Face à ce constat alarmiste, le Conseil préconise une alternative : l’ouverture urgente d’un cadre de dialogue national. Cette recommandation, présentée comme la seule voie pour « préserver la stabilité politique », impliquerait un rapprochement inédit entre le président Félix Tshisekedi et son prédécesseur. Le CNSA les exhorte à « dépasser leurs différends » au nom de « l’intérêt supérieur du peuple congolais », posant ainsi les jalons de futures alternances démocratiques apaisées. Une proposition qui ressemble fort à une médiation politique de haut vol, alors que les tensions entre les deux camps n’ont cessé de structurer la vie politique récente.
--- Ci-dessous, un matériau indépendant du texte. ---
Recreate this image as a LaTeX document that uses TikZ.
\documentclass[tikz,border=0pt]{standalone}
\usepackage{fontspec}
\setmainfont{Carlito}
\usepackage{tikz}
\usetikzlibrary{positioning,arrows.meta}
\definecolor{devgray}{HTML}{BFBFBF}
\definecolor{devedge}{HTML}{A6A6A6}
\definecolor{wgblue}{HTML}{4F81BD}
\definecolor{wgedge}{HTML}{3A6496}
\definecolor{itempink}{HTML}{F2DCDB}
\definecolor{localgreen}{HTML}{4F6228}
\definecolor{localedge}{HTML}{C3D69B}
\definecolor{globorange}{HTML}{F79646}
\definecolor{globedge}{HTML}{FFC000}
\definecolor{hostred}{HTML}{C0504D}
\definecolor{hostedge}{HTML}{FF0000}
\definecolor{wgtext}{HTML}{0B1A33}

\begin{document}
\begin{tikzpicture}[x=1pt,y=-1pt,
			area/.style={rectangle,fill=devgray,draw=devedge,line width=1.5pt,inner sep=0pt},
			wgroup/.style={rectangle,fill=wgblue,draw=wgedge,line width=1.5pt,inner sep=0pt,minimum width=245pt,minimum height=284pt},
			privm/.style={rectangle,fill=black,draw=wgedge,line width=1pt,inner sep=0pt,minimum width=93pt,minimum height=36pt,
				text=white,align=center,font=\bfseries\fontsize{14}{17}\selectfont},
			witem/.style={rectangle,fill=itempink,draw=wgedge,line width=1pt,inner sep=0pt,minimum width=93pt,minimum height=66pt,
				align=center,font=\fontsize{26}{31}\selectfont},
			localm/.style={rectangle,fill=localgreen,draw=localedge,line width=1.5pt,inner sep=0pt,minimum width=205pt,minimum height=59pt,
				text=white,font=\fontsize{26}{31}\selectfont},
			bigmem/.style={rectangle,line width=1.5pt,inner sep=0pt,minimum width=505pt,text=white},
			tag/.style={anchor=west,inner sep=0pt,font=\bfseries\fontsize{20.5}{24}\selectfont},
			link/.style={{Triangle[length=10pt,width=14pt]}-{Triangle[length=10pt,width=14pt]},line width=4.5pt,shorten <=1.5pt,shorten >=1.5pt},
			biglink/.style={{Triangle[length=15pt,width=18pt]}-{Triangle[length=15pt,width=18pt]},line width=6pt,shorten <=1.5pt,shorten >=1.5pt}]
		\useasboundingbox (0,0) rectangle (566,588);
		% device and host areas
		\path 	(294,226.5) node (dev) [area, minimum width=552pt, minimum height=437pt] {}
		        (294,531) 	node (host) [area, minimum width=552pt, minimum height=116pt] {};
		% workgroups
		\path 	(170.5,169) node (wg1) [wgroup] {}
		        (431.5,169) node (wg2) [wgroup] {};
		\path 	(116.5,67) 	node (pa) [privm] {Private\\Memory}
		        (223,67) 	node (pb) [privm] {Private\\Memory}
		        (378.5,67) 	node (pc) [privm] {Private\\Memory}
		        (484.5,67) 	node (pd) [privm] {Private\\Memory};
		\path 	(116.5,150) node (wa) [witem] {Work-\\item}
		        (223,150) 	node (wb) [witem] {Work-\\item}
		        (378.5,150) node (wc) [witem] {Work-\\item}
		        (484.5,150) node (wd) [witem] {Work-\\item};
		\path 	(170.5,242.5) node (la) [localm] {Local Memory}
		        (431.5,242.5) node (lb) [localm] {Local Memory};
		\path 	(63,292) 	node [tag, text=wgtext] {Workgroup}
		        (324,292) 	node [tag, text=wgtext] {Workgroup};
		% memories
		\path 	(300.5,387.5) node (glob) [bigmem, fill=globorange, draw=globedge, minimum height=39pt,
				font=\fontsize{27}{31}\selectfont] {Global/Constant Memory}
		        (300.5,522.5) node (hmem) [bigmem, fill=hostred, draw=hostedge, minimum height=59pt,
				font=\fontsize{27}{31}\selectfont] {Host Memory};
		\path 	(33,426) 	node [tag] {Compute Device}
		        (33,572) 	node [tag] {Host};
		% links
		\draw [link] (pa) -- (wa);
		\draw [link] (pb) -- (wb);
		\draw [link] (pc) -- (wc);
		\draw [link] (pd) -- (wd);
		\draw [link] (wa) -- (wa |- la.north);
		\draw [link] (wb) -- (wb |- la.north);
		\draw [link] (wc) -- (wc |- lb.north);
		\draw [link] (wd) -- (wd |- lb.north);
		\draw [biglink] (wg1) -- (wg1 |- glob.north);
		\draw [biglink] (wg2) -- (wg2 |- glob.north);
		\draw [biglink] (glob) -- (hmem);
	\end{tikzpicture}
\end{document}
Parallèlement à cette initiative, le CNSA déploie des efforts diplomatiques concrets. Une délégation restreinte menée par son président a reçu mandat d’engager des pourparlers directs entre le gouvernement et la rébellion du M23, soutenue par le Rwanda. Concernant les négociations de Doha, le Conseil insiste pour y associer des observateurs de l’Assemblée nationale, du Sénat et de la société civile, arguant que seule cette inclusion garantirait « transparence et légitimité » aux discussions. Ces démarches surviennent alors que les appels au dialogue se multiplient dans une RDC en proie à des défis multidimensionnels.
Cette prise de position du Conseil national du suivi de l’accord de Saint Sylvestre interroge fondamentalement les priorités du moment : jusqu’où faut-il pousser la logique judiciaire lorsque la cohésion nationale vacille ? L’opportunité politique doit-elle primer sur l’exigence de reddition des comptes ? Tandis que le procès Joseph Kabila cristallise les passions, le CNSA semble avoir choisi son camp : la suspension temporaire au nom de la stabilité. Un calcul risqué qui pourrait bien redessiner l’échiquier politique congolais dans les mois décisifs à venir, où chaque décision pèse lourd dans la balance démocratique.